The main aim of the manifold resistance was to question the narrow understanding of the actors involved, bringing visibility to the First Nations’ past oppression, which affects the present, and the ones who cannot speak for themselves. As McNab writes, “As conflicts over environmental issues become increasingly pervasive and urgent, the expansion of who and what is considered a performer becomes increasingly necessary matter” (
McNab 2018, p. 71). What we call the social and what we call the “public” should be redefined, as Jane Bennet writes in
Vibrant Matter (2010). The non-anthropocentric approach would be that the
public is constituted by an expanded and expanding company of humans and non-human entities (
Bennet 2010, p. 108–9). In this sense, as McNab sees it, “Fostering an ability to recognize the choreographies of resistance that endure outside of jurisdictional lines is increasingly urgent as the political implications of ongoing reciprocities between actants becomes more and more evident” (
McNab 2018, p. 73).
5. Concepts in Action—Conclusive Words
Overall, still, one may critically ask what is choreographic about these examples or events, or whether choreography is a suitable concept with which, or context in which, to discuss these. At first sight, it may seem far-fetched to look at all of the above through the lens of choreography. But, I argue, that if we look at social and political potentiality for change, then movement—as a passage to shared actuality—with the question of how this movement gets to be organized, then choreography is well suited for that discussion. In this essay, movement is seen in its elemental unit as a combination of potentiality and actuality, as a continuous passage to shared actuality and a change in space–time, or just as a difference that occurs over time and space. The concept of passage, or the event of passaging, becoming, and actualizing, is understood as an interaction of virtual and actual realms, of the virtual multiplicity of relationality, intensities and forces and the discursive materiality of the actuality. These are seen as being in constant interaction with each other. The concept of choreography comes into the picture when we start to look at how things become actualized and organized, and what ideas, aims and intentions guide and condition the movement to appear as something, as a meaningful compositional form and event. Choreography is seen as both intentionally composed and spontaneously emerging, always situationally and contextually, responding to specific conditions for its emergence—for example, to different spatial and temporal conditions and understandings. The concepts of space and time appear to be far from simple but are instead diverse and multifaceted aspects of existence, and depending on the approach and understanding of them, they affect both the emergence of choreography and the interpretations of existing social choreographies differently. The concept of social is seen as a field of discursive interactions among corporeal, embodied beings in an environment of constant change.

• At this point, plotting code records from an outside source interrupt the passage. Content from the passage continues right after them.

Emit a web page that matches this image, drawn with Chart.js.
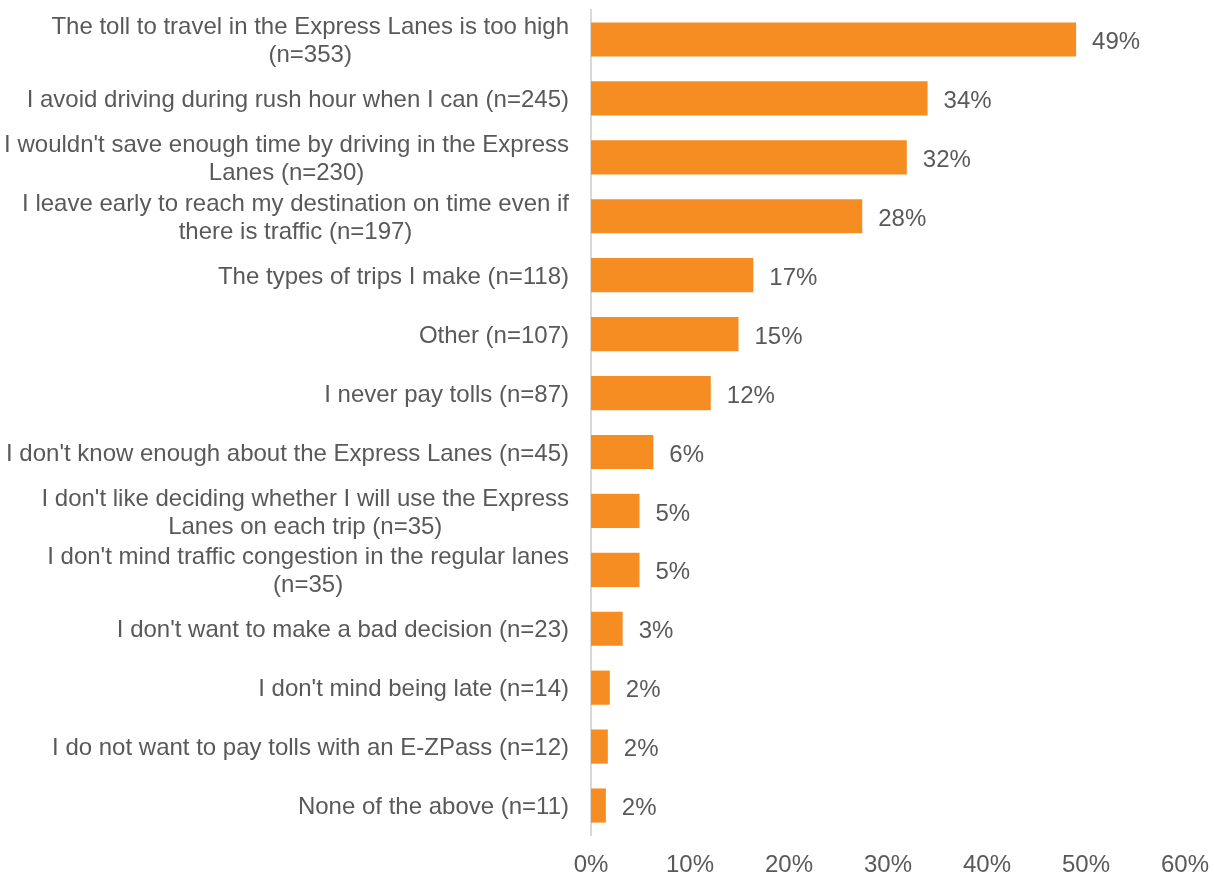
<!DOCTYPE html>
<html>
<head>
<meta charset="utf-8">
<script src="https://cdn.jsdelivr.net/npm/chart.js@4.4.1/dist/chart.umd.min.js"></script>
<style>
	html, body { margin: 0; padding: 0; background: #fff; }
	#wrap { width: 1214px; height: 876px; position: relative; }
</style>
</head>
<body>
<div id="wrap"><canvas id="bar-reasons"></canvas></div>
<script>
// category labels (each entry = lines of the label)
var categories = [
	["The toll to travel in the Express Lanes is too high", "(n=353)"],
	["I avoid driving during rush hour when I can (n=245)"],
	["I wouldn't save enough time by driving in the Express", "Lanes (n=230)"],
	["I leave early to reach my destination on time even if", "there is traffic (n=197)"],
	["The types of trips I make (n=118)"],
	["Other (n=107)"],
	["I never pay tolls (n=87)"],
	["I don't know enough about the Express Lanes (n=45)"],
	["I don't like deciding whether I will use the Express", "Lanes on each trip (n=35)"],
	["I don't mind traffic congestion in the regular lanes", "(n=35)"],
	["I don't want to make a bad decision (n=23)"],
	["I don't mind being late (n=14)"],
	["I do not want to pay tolls with an E-ZPass (n=12)"],
	["None of the above (n=11)"]
];
var percentValues = [49.0, 34.0, 31.9, 27.4, 16.4, 14.9, 12.1, 6.3, 4.9, 4.9, 3.2, 1.9, 1.7, 1.5];
var valueLabels = ['49%', '34%', '32%', '28%', '17%', '15%', '12%', '6%', '5%', '5%', '3%', '2%', '2%', '2%'];
var tickValues = [0, 10, 20, 30, 40, 50, 60];

const FONT = "'Liberation Sans', Arial, sans-serif";
const TEXT_COLOR = '#595959';
const FONT_SIZE = 24;

// draws the category labels: block right aligned, lines centred inside the block
const categoryLabels = {
	id: 'categoryLabels',
	afterDraw: (chart) => {
		const ctx = chart.ctx;
		const yScale = chart.scales.y;
		const rightX = chart.chartArea.left - 22;
		const lineH = 28;
		ctx.save();
		ctx.font = FONT_SIZE + 'px ' + FONT;
		ctx.fillStyle = TEXT_COLOR;
		ctx.textAlign = 'center';
		ctx.textBaseline = 'middle';
		categories.forEach((lines, i) => {
			const y = yScale.getPixelForTick(i) + 2;
			let maxW = 0;
			lines.forEach((l) => { maxW = Math.max(maxW, ctx.measureText(l).width); });
			const cx = rightX - maxW / 2;
			lines.forEach((l, j) => {
				ctx.fillText(l, cx, y + (j - (lines.length - 1) / 2) * lineH);
			});
		});
		ctx.restore();
	}
};

// value labels at the end of each bar
const valueLabelPlugin = {
	id: 'valueLabels',
	afterDatasetsDraw: (chart) => {
		const ctx = chart.ctx;
		const meta = chart.getDatasetMeta(0);
		ctx.save();
		ctx.font = FONT_SIZE + 'px ' + FONT;
		ctx.fillStyle = TEXT_COLOR;
		ctx.textAlign = 'left';
		ctx.textBaseline = 'middle';
		meta.data.forEach((bar, i) => {
			ctx.fillText(valueLabels[i], bar.x + 16, bar.y + 3);
		});
		ctx.restore();
	}
};

new Chart(document.getElementById('bar-reasons'), {
	type: 'bar',
	data: {
		labels: categories.map((l) => l.join(' ')),
		datasets: [{
			data: percentValues,
			backgroundColor: '#f68d23',
			borderWidth: 0,
			categoryPercentage: 1,
			barPercentage: 0.58
		}]
	},
	options: {
		indexAxis: 'y',
		responsive: true,
		maintainAspectRatio: false,
		animation: false,
		layout: {
			padding: { left: 0, right: 29, top: 10, bottom: 0 }
		},
		plugins: {
			legend: { display: false },
			tooltip: { enabled: false }
		},
		scales: {
			x: {
				min: tickValues[0],
				max: tickValues[tickValues.length - 1],
				afterBuildTicks: (axis) => {
					axis.ticks = tickValues.map((v) => ({ value: v }));
				},
				afterFit: (axis) => {
					axis.height = 41;
					axis.paddingLeft = 0;
					axis.paddingRight = 0;
				},
				grid: { display: false },
				border: { display: false },
				ticks: {
					padding: 8,
					color: TEXT_COLOR,
					font: { family: FONT, size: FONT_SIZE },
					callback: (v) => v + '%'
				}
			},
			y: {
				afterFit: (axis) => {
					axis.width = 591;
					axis.paddingTop = 0;
					axis.paddingBottom = 0;
				},
				grid: { display: false },
				border: { display: true, color: '#d9d9d9', width: 2 },
				ticks: { display: false }
			}
		}
	},
	plugins: [categoryLabels, valueLabelPlugin]
});
</script>
</body>
</html>
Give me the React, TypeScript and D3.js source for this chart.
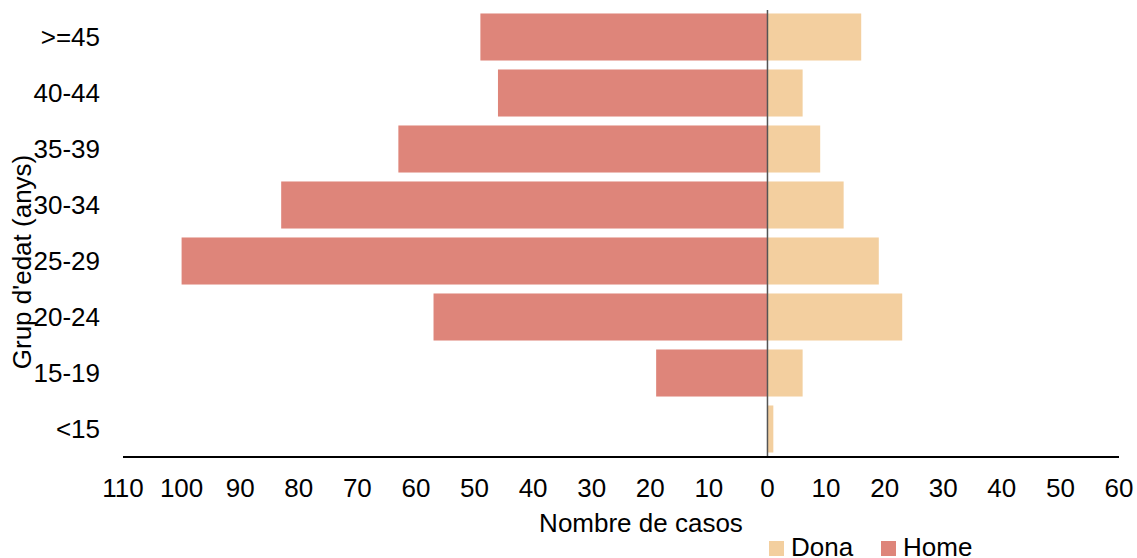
import React from "react";
import * as d3 from "d3";

const ageGroups = [">=45", "40-44", "35-39", "30-34", "25-29", "20-24", "15-19", "<15"];
const homeValues = [49, 46, 63, 83, 100, 57, 19, 0];
const donaValues = [16, 6, 9, 13, 19, 23, 6, 1];
const xTickValues = [-110, -100, -90, -80, -70, -60, -50, -40, -30, -20, -10, 0, 10, 20, 30, 40, 50, 60];
const seriesNames = ["Dona", "Home"];
const seriesColors = ["#f3cf9f", "#de857a"];

const W = 1137;
const H = 558;
const FONT = "'Liberation Sans', Arial, sans-serif";
const FS = 26;

export default function App() {
  const x = d3.scaleLinear().domain([-110, 60]).range([123, 1119]);
  const y = d3
    .scaleBand<string>()
    .domain(ageGroups)
    .range([9, 457])
    .paddingInner(0.16)
    .paddingOuter(0.08);
  const bw = y.bandwidth();
  const x0 = x(0);

  return (
    <svg
      width={W}
      height={H}
      style={{ position: "absolute", left: 0, top: 0, background: "#fff" }}
      fontFamily={FONT}
    >
      {ageGroups.map((g, i) => (
        <g key={g}>
          {homeValues[i] > 0 && (
            <rect
              x={x(-homeValues[i])}
              y={y(g)!}
              width={x0 - x(-homeValues[i])}
              height={bw}
              fill={seriesColors[1]}
            />
          )}
          {donaValues[i] > 0 && (
            <rect
              x={x0}
              y={y(g)!}
              width={x(donaValues[i]) - x0}
              height={bw}
              fill={seriesColors[0]}
            />
          )}
          <text
            x={100}
            y={y(g)! + bw / 2 + 9}
            textAnchor="end"
            fontSize={FS}
            fill="#000"
          >
            {g}
          </text>
        </g>
      ))}
      <line x1={x0} x2={x0} y1={10} y2={457} stroke="#555" strokeWidth={1.5} />
      <line x1={x(-110)} x2={x(60)} y1={457} y2={457} stroke="#000" strokeWidth={2} />
      {xTickValues.map((v) => (
        <text
          key={v}
          x={x(v)}
          y={497}
          textAnchor="middle"
          fontSize={FS}
          fill="#000"
        >
          {Math.abs(v)}
        </text>
      ))}
      <text x={641} y={532} textAnchor="middle" fontSize={FS} fill="#000">
        Nombre de casos
      </text>
      <text
        transform={`translate(31, 262) rotate(-90)`}
        textAnchor="middle"
        fontSize={FS}
        fill="#000"
      >
        Grup d'edat (anys)
      </text>
      {seriesNames.map((s, i) => {
        const lx = 769 + i * 112;
        return (
          <g key={s}>
            <rect x={lx} y={541} width={15} height={15} fill={seriesColors[i]} />
            <text x={lx + 22} y={556} fontSize={FS} fill="#000">
              {s}
            </text>
          </g>
        );
      })}
    </svg>
  );
}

The notion of a kinaesthetic field positions us as participants amidst the changing environments, whereas our kinaesthetic and spatial intelligence enables us to orientate, navigate and interact in those fields. In addition, they enable us to choreograph as well as participate in choreographies in social spaces, which could be seen as organizing movement in time and space but also as a choreographic actualization of intensities in different discursive fields.